EXERCISE:
Reproduce the listing below exactly, minus its pictures.
— start —
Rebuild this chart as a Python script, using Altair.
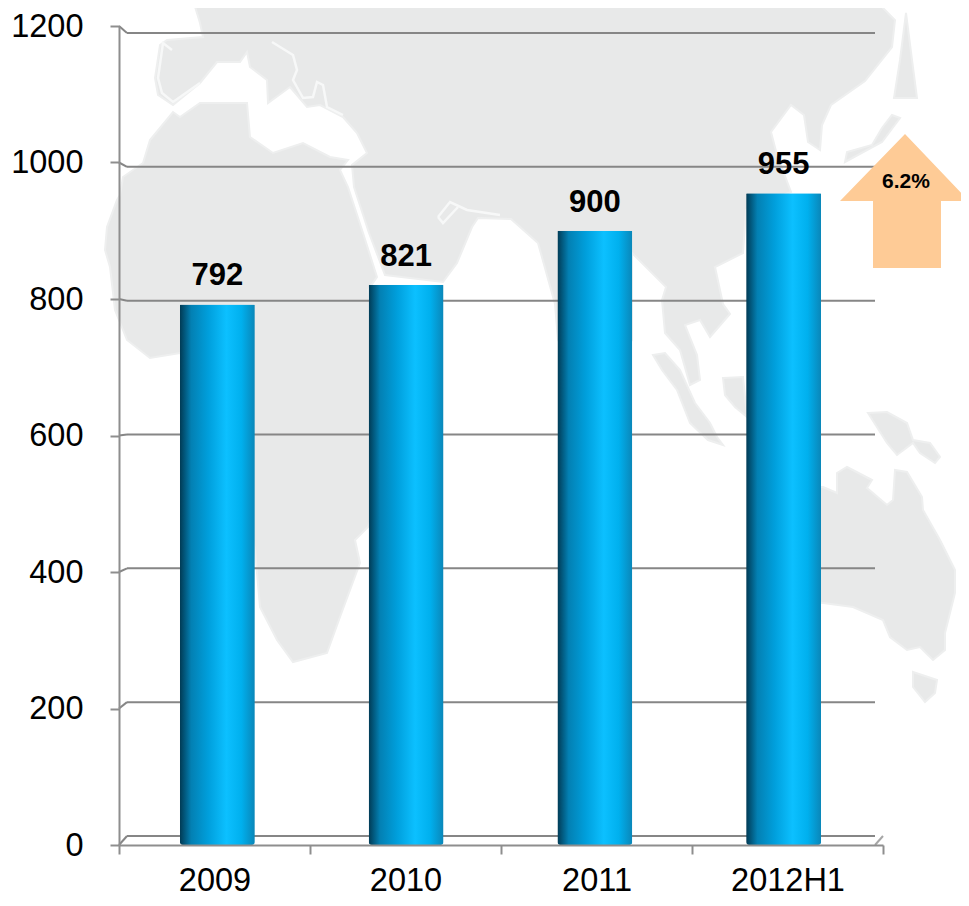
import altair as alt
import pandas as pd

FONT = "Liberation Sans"
GREY = "#8e8e8e"

categories = ["2009", "2010", "2011", "2012H1"]
values = [792, 821, 900, 955]
y_ticks = [0, 200, 400, 600, 800, 1000, 1200]
growth_label = "6.2%"

# Background map and arrow outlines (page pixels)
eurasia = [(193,0),(200,23),(203,37),(167,40),(160,45),(155,78),(158,95),(173,105),(200,83),(217,62),(240,62),(247,52),(250,67),(267,80),(268,103),(290,87),(307,107),(320,105),(343,117),(357,133),(367,153),(352,165),(354,187),(369,233),(385,275),(443,282),(457,263),(472,227),(478,218),(511,219),(538,243),(555,304),(558,340),(595,400),(632,340),(632,253),(666,287),(662,300),(665,333),(680,350),(690,385),(700,380),(697,355),(685,325),(700,320),(710,337),(730,314),(723,304),(715,267),(743,253),(746,210),(791,192),(777,155),(771,132),(791,105),(804,115),(808,142),(820,150),(822,125),(831,105),(865,81),(892,47),(895,20),(875,0)]
africa = [(180,117),(200,103),(247,103),(250,137),(273,153),(303,143),(330,157),(348,160),(340,170),(348,187),(363,233),(377,277),(368,290),(385,400),(385,480),(368,527),(355,540),(360,563),(340,617),(327,653),(293,662),(277,640),(260,607),(255,550),(245,500),(230,375),(180,353),(150,358),(127,340),(115,310),(110,267),(105,250),(107,227),(117,200),(120,195),(123,177),(143,163),(150,140),(173,112)]
sakhalin = [(906,13),(912,60),(917,98),(894,98),(900,60)]
japan = [(892,115),(900,118),(882,142),(845,162),(847,152),(872,145),(882,128)]
sumatra = [(653,355),(665,353),(680,370),(695,403),(710,423),(717,437),(723,445),(708,440),(690,423),(677,390),(662,370)]
borneo = [(723,378),(743,377),(747,417),(735,407),(725,395)]
new_guinea = [(868,413),(887,412),(907,423),(913,440),(930,443),(940,457),(935,463),(920,453),(913,443),(897,455),(887,443)]
australia = [(823,487),(837,493),(837,473),(847,467),(872,480),(867,488),(887,505),(893,500),(895,470),(907,472),(922,497),(923,510),(940,540),(955,570),(955,593),(945,633),(945,650),(933,660),(920,647),(907,650),(890,637),(883,620),(853,607),(823,603),(800,600),(800,487)]
tasmania = [(913,672),(937,680),(935,693),(925,702),(913,687)]
arrow = [(905,134),(969,201),(941,201),(941,268),(873,268),(873,201),(840,201)]

white_lines = [
    [(272,42),(293,55),(297,70),(293,80),(303,98),(313,97),(317,82),(323,85),(327,107),(343,115)],
    [(438,217),(450,202),(467,210),(500,215)],
    [(438,217),(443,223),(458,207)],
    [(172,50),(163,43),(158,78),(162,93),(173,102),(200,83)],
]


def feature(points):
    return {"type": "Feature",
            "geometry": {"type": "Polygon",
                         "coordinates": [[list(p) for p in points] + [list(points[0])]]}}


def line_feature(points):
    return {"type": "Feature",
            "geometry": {"type": "LineString", "coordinates": [list(p) for p in points]}}


projection = dict(type="identity", scale=1, translate=[-119, -26])
map_shapes = [eurasia, africa, sakhalin, japan, sumatra, borneo, new_guinea, australia, tasmania]

map_layer = alt.Chart(alt.Data(values=[feature(s) for s in map_shapes])).mark_geoshape(
    fill="#e8e9e9", stroke="#eeefef", strokeWidth=2, clip=False).project(**projection)
map_lines = alt.Chart(alt.Data(values=[line_feature(s) for s in white_lines])).mark_geoshape(
    fill=None, filled=False, stroke="#f7f8f8", strokeWidth=2.5, clip=False).project(**projection)
arrow_layer = alt.Chart(alt.Data(values=[feature(arrow)])).mark_geoshape(
    fill="#fecb96", stroke=None, clip=False).project(**projection)

df = pd.DataFrame({"cat": categories, "value": values})
ticks = pd.DataFrame({"v": y_ticks})

y_scale = alt.Scale(domain=[0, 1200], range=[819, 0], nice=False)
y_enc = alt.Y("value:Q", scale=y_scale, title=None,
              axis=alt.Axis(values=y_ticks, format="d", grid=False, tickSize=9, tickWidth=2, tickColor=GREY,
                            domainColor=GREY, domainWidth=2, labelFont=FONT, labelFontSize=32.5,
                            labelColor="#000000", labelPadding=27, zindex=1))
x_axis_scale = alt.Scale(domain=categories, range=[0, 764], paddingInner=0, paddingOuter=0)
x_bar_scale = alt.Scale(domain=categories, range=[4, 759], paddingInner=0, paddingOuter=0)

# x axis carrier
base = alt.Chart(df).mark_point(opacity=0).encode(
    x=alt.X("cat:N", scale=x_axis_scale, sort=categories, title=None,
            axis=alt.Axis(labelAngle=0, tickBand="extent", tickSize=9, tickWidth=2, tickColor=GREY,
                          domainColor=GREY, domainWidth=2, labelFont=FONT, labelFontSize=32.5,
                          labelColor="#000000", labelPadding=10, zindex=1)),
    y=y_enc,
)

back = "datum.v * 803 / 819 + 13.2"
grid = alt.Chart(ticks).transform_calculate(back=back).mark_rule(
    color="#868686", strokeWidth=2).encode(
    x=alt.value(8), x2=alt.value(756), y=alt.Y("back:Q", scale=y_scale))
left_links = alt.Chart(ticks).transform_calculate(back=back).mark_rule(
    color="#868686", strokeWidth=2).encode(
    x=alt.value(0), x2=alt.value(8), y=alt.Y("v:Q", scale=y_scale), y2="back:Q")
right_link = alt.Chart(pd.DataFrame({"v": [0]})).transform_calculate(back=back).mark_rule(
    color="#a6a6a6", strokeWidth=2).encode(
    x=alt.value(756), x2=alt.value(764), y=alt.Y("v:Q", scale=y_scale), y2="back:Q")

gradient = alt.Gradient(
    gradient="linear", x1=0, x2=1, y1=0, y2=0,
    stops=[alt.GradientStop(color="#013a54", offset=0),
           alt.GradientStop(color="#0380b3", offset=0.15),
           alt.GradientStop(color="#009fdc", offset=0.38),
           alt.GradientStop(color="#0cc0ff", offset=0.62),
           alt.GradientStop(color="#00b0ee", offset=0.82),
           alt.GradientStop(color="#0a86b8", offset=1)])

bars = alt.Chart(df).mark_bar(size=75, fill=gradient, cornerRadiusBottomLeft=3,
                              cornerRadiusBottomRight=3, cornerRadiusTopLeft=1,
                              cornerRadiusTopRight=1).encode(
    x=alt.X("cat:N", scale=x_bar_scale, sort=categories, axis=None),
    y=alt.Y("value:Q", scale=y_scale),
    y2=alt.value(815),
)
labels = alt.Chart(df).mark_text(font=FONT, fontSize=31, fontWeight="bold", color="#000000",
                                 baseline="middle", dy=-28).encode(
    x=alt.X("cat:N", scale=x_bar_scale, sort=categories, axis=None),
    y=alt.Y("value:Q", scale=y_scale),
    text="value:Q",
)
growth = alt.Chart(pd.DataFrame({"t": [growth_label]})).mark_text(
    font=FONT, fontSize=21, fontWeight="bold", color="#000000", baseline="middle").encode(
    x=alt.value(787), y=alt.value(156), text="t:N")

chart = alt.layer(map_layer, map_lines, base, grid, left_links, right_link, bars, labels,
                  arrow_layer, growth).resolve_scale(x="independent").properties(
    width=764, height=819,
    autosize=alt.AutoSizeParams(type="none"),
    padding={"left": 111, "top": 18, "right": 78, "bottom": 53},
).configure_view(stroke=None)

chart.save("out.html", embed_options={"renderer": "svg", "actions": False})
— end —
TASK RESULT:
Rebuild this chart as a Python script, using Altair.
import altair as alt
import pandas as pd

FONT = "Liberation Sans"
GREY = "#8e8e8e"

categories = ["2009", "2010", "2011", "2012H1"]
values = [792, 821, 900, 955]
y_ticks = [0, 200, 400, 600, 800, 1000, 1200]
growth_label = "6.2%"

# Background map and arrow outlines (page pixels)
eurasia = [(193,0),(200,23),(203,37),(167,40),(160,45),(155,78),(158,95),(173,105),(200,83),(217,62),(240,62),(247,52),(250,67),(267,80),(268,103),(290,87),(307,107),(320,105),(343,117),(357,133),(367,153),(352,165),(354,187),(369,233),(385,275),(443,282),(457,263),(472,227),(478,218),(511,219),(538,243),(555,304),(558,340),(595,400),(632,340),(632,253),(666,287),(662,300),(665,333),(680,350),(690,385),(700,380),(697,355),(685,325),(700,320),(710,337),(730,314),(723,304),(715,267),(743,253),(746,210),(791,192),(777,155),(771,132),(791,105),(804,115),(808,142),(820,150),(822,125),(831,105),(865,81),(892,47),(895,20),(875,0)]
africa = [(180,117),(200,103),(247,103),(250,137),(273,153),(303,143),(330,157),(348,160),(340,170),(348,187),(363,233),(377,277),(368,290),(385,400),(385,480),(368,527),(355,540),(360,563),(340,617),(327,653),(293,662),(277,640),(260,607),(255,550),(245,500),(230,375),(180,353),(150,358),(127,340),(115,310),(110,267),(105,250),(107,227),(117,200),(120,195),(123,177),(143,163),(150,140),(173,112)]
sakhalin = [(906,13),(912,60),(917,98),(894,98),(900,60)]
japan = [(892,115),(900,118),(882,142),(845,162),(847,152),(872,145),(882,128)]
sumatra = [(653,355),(665,353),(680,370),(695,403),(710,423),(717,437),(723,445),(708,440),(690,423),(677,390),(662,370)]
borneo = [(723,378),(743,377),(747,417),(735,407),(725,395)]
new_guinea = [(868,413),(887,412),(907,423),(913,440),(930,443),(940,457),(935,463),(920,453),(913,443),(897,455),(887,443)]
australia = [(823,487),(837,493),(837,473),(847,467),(872,480),(867,488),(887,505),(893,500),(895,470),(907,472),(922,497),(923,510),(940,540),(955,570),(955,593),(945,633),(945,650),(933,660),(920,647),(907,650),(890,637),(883,620),(853,607),(823,603),(800,600),(800,487)]
tasmania = [(913,672),(937,680),(935,693),(925,702),(913,687)]
arrow = [(905,134),(969,201),(941,201),(941,268),(873,268),(873,201),(840,201)]

white_lines = [
    [(272,42),(293,55),(297,70),(293,80),(303,98),(313,97),(317,82),(323,85),(327,107),(343,115)],
    [(438,217),(450,202),(467,210),(500,215)],
    [(438,217),(443,223),(458,207)],
    [(172,50),(163,43),(158,78),(162,93),(173,102),(200,83)],
]


def feature(points):
    return {"type": "Feature",
            "geometry": {"type": "Polygon",
                         "coordinates": [[list(p) for p in points] + [list(points[0])]]}}


def line_feature(points):
    return {"type": "Feature",
            "geometry": {"type": "LineString", "coordinates": [list(p) for p in points]}}


projection = dict(type="identity", scale=1, translate=[-119, -26])
map_shapes = [eurasia, africa, sakhalin, japan, sumatra, borneo, new_guinea, australia, tasmania]

map_layer = alt.Chart(alt.Data(values=[feature(s) for s in map_shapes])).mark_geoshape(
    fill="#e8e9e9", stroke="#eeefef", strokeWidth=2, clip=False).project(**projection)
map_lines = alt.Chart(alt.Data(values=[line_feature(s) for s in white_lines])).mark_geoshape(
    fill=None, filled=False, stroke="#f7f8f8", strokeWidth=2.5, clip=False).project(**projection)
arrow_layer = alt.Chart(alt.Data(values=[feature(arrow)])).mark_geoshape(
    fill="#fecb96", stroke=None, clip=False).project(**projection)

df = pd.DataFrame({"cat": categories, "value": values})
ticks = pd.DataFrame({"v": y_ticks})

y_scale = alt.Scale(domain=[0, 1200], range=[819, 0], nice=False)
y_enc = alt.Y("value:Q", scale=y_scale, title=None,
              axis=alt.Axis(values=y_ticks, format="d", grid=False, tickSize=9, tickWidth=2, tickColor=GREY,
                            domainColor=GREY, domainWidth=2, labelFont=FONT, labelFontSize=32.5,
                            labelColor="#000000", labelPadding=27, zindex=1))
x_axis_scale = alt.Scale(domain=categories, range=[0, 764], paddingInner=0, paddingOuter=0)
x_bar_scale = alt.Scale(domain=categories, range=[4, 759], paddingInner=0, paddingOuter=0)

# x axis carrier
base = alt.Chart(df).mark_point(opacity=0).encode(
    x=alt.X("cat:N", scale=x_axis_scale, sort=categories, title=None,
            axis=alt.Axis(labelAngle=0, tickBand="extent", tickSize=9, tickWidth=2, tickColor=GREY,
                          domainColor=GREY, domainWidth=2, labelFont=FONT, labelFontSize=32.5,
                          labelColor="#000000", labelPadding=10, zindex=1)),
    y=y_enc,
)

back = "datum.v * 803 / 819 + 13.2"
grid = alt.Chart(ticks).transform_calculate(back=back).mark_rule(
    color="#868686", strokeWidth=2).encode(
    x=alt.value(8), x2=alt.value(756), y=alt.Y("back:Q", scale=y_scale))
left_links = alt.Chart(ticks).transform_calculate(back=back).mark_rule(
    color="#868686", strokeWidth=2).encode(
    x=alt.value(0), x2=alt.value(8), y=alt.Y("v:Q", scale=y_scale), y2="back:Q")
right_link = alt.Chart(pd.DataFrame({"v": [0]})).transform_calculate(back=back).mark_rule(
    color="#a6a6a6", strokeWidth=2).encode(
    x=alt.value(756), x2=alt.value(764), y=alt.Y("v:Q", scale=y_scale), y2="back:Q")

gradient = alt.Gradient(
    gradient="linear", x1=0, x2=1, y1=0, y2=0,
    stops=[alt.GradientStop(color="#013a54", offset=0),
           alt.GradientStop(color="#0380b3", offset=0.15),
           alt.GradientStop(color="#009fdc", offset=0.38),
           alt.GradientStop(color="#0cc0ff", offset=0.62),
           alt.GradientStop(color="#00b0ee", offset=0.82),
           alt.GradientStop(color="#0a86b8", offset=1)])

bars = alt.Chart(df).mark_bar(size=75, fill=gradient, cornerRadiusBottomLeft=3,
                              cornerRadiusBottomRight=3, cornerRadiusTopLeft=1,
                              cornerRadiusTopRight=1).encode(
    x=alt.X("cat:N", scale=x_bar_scale, sort=categories, axis=None),
    y=alt.Y("value:Q", scale=y_scale),
    y2=alt.value(815),
)
labels = alt.Chart(df).mark_text(font=FONT, fontSize=31, fontWeight="bold", color="#000000",
                                 baseline="middle", dy=-28).encode(
    x=alt.X("cat:N", scale=x_bar_scale, sort=categories, axis=None),
    y=alt.Y("value:Q", scale=y_scale),
    text="value:Q",
)
growth = alt.Chart(pd.DataFrame({"t": [growth_label]})).mark_text(
    font=FONT, fontSize=21, fontWeight="bold", color="#000000", baseline="middle").encode(
    x=alt.value(787), y=alt.value(156), text="t:N")

chart = alt.layer(map_layer, map_lines, base, grid, left_links, right_link, bars, labels,
                  arrow_layer, growth).resolve_scale(x="independent").properties(
    width=764, height=819,
    autosize=alt.AutoSizeParams(type="none"),
    padding={"left": 111, "top": 18, "right": 78, "bottom": 53},
).configure_view(stroke=None)

chart.save("out.html", embed_options={"renderer": "svg", "actions": False})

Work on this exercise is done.